In a statement Monday, the company's board said that "after extensive discussions," its members and Steinhafel "have decided that now is the right time for new leadership." In addition to the breach fallout, the Minneapolis-based retailer has been racing to turn around a weak rollout in Canada, trying to catch up with rivals digitally and working to rebuild excitement among U.S. shoppers.
Target has hired a search firm to help find the next CEO, who will become only the fourth person in the job since 1984 and potentially the first outsider. Whoever it is will face a formidable fix-it list, even without the enormous bills coming due for the data breach.
"How do you reinvent Target in a highly competitive U.S. market in which you have retail competitors that provide maybe the same goods at lower prices, and you have online competitors who have a wider assortment and the convenience of online shopping?" said Mark Miller, equity research analyst at William Blair & Co.
Miller and other industry analysts said they suspect Target's board finally decided to part with Steinhafel after being updated on the company's first-quarter results.

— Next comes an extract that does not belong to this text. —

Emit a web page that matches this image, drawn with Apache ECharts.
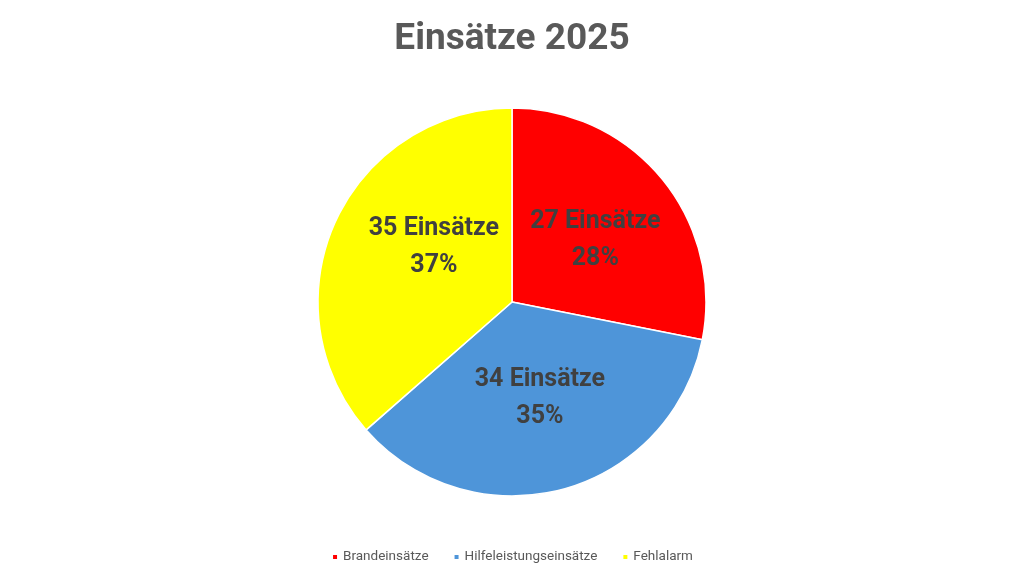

The retailer's first quarter ended Saturday, and results are due out May 21.
A Target spokeswoman confirmed that the board, which has been meeting monthly since the data breach, "met in the last few days."
Neither Steinhafel nor the company's directors would comment for this story.
Target CFO John Mulligan will serve as interim president and chief executive officer, while board member Roxanne Austin will act as interim nonexecutive chair of the board until replacements are found, the board said. Steinhafel will stay on to advise the company during the transition, it said.